An experimental study was conducted to investigate the relative permeability behaviour of a typical Canadian bitumen, water and gas. Series of isothermal core flood experiments were conducted on an unconsolidated core composed of cleaned Athabasca sand matrix and relative permeabilities of the involved phases were determined. Athabasca bitumen was used as the oil phase and distilled water and nitrogen were used as the water and gas phases respectively. A vertical sand-pack core-holder of 1.5 inch diameter and 2 feet long was designed and fabricated to perform sequential injection of oil, gas and water at reservoir temperature and pressure, while collecting information on pressure drop across the core and fluid volumes. The history match technique was used to determine relative permeabilities for two-phase and three-phase water/oil/gas systems.
Two-phase oil-water experiments were started with a primary drainage process followed by imbibition process and secondary drainage to assess the possible hysteresis effects on oil-water relative permeability. The secondary drainage process in which the core reaches the residual water saturation, was followed by gas injection till no further liquid was produced.
Three-phase flow was studied by first injecting a slug of oil into a gas flooded core. Then a slug of water was injected which was followed by continuous gas injection to simulate the three-phase flow inside the sand pack. Stone’s first and second model and Baker’s linear interpolation model were used to calculate the three-phase oil relative permeability in the three-phase flow experiment. Two-phase drainage water/oil and gas/liquid relative permeabilities were used as input for three-phase models to calculate the oil three-phase relative permeability.
Hysteresis was found to exist in both wetting-phase and non-wetting-phase relative permeability in two-phase water/oil systems. Overall, the individual phase relative permeability was higher when its saturation was increasing than when decreasing. Predicted values for oil and water production were in good agreement with experimental results for all drainage and imbibition two-phase oil/water experiments.

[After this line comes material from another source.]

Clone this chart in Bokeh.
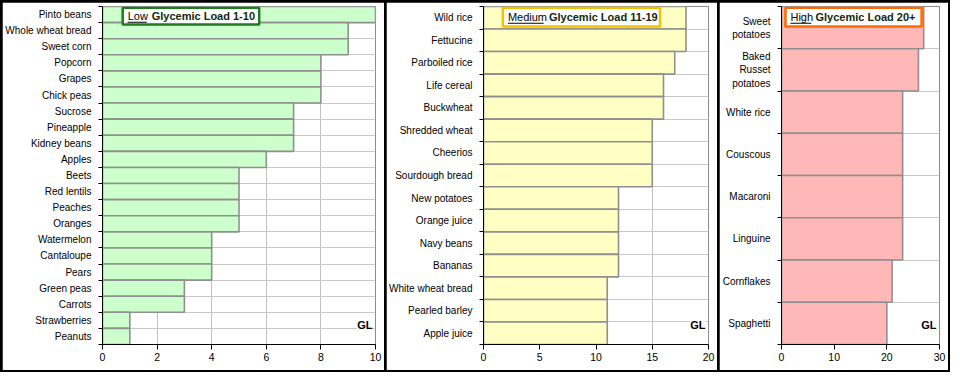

Gas/liquid relative permeabilities for gas injection into an oil-flooded core, showed low gas relative permeability compared to the liquid relative permeabilities by around two orders of magnitude. These relative permeabilities resulted in a close match for the produced liquid even though the gas production was slightly over predicted at higher gas saturations.
In three-phase oil/water/gas experiments, two-phase water/oil and liquid/gas relative permeabilities were used to calculate the three-phase oil relative permeabilities. Among the three examined models, Stone’s second model produced the best prediction for liquid production and late time gas production even though the prediction of all of the models showed a significant deviation from experimental gas production during the early and middle time of the flood.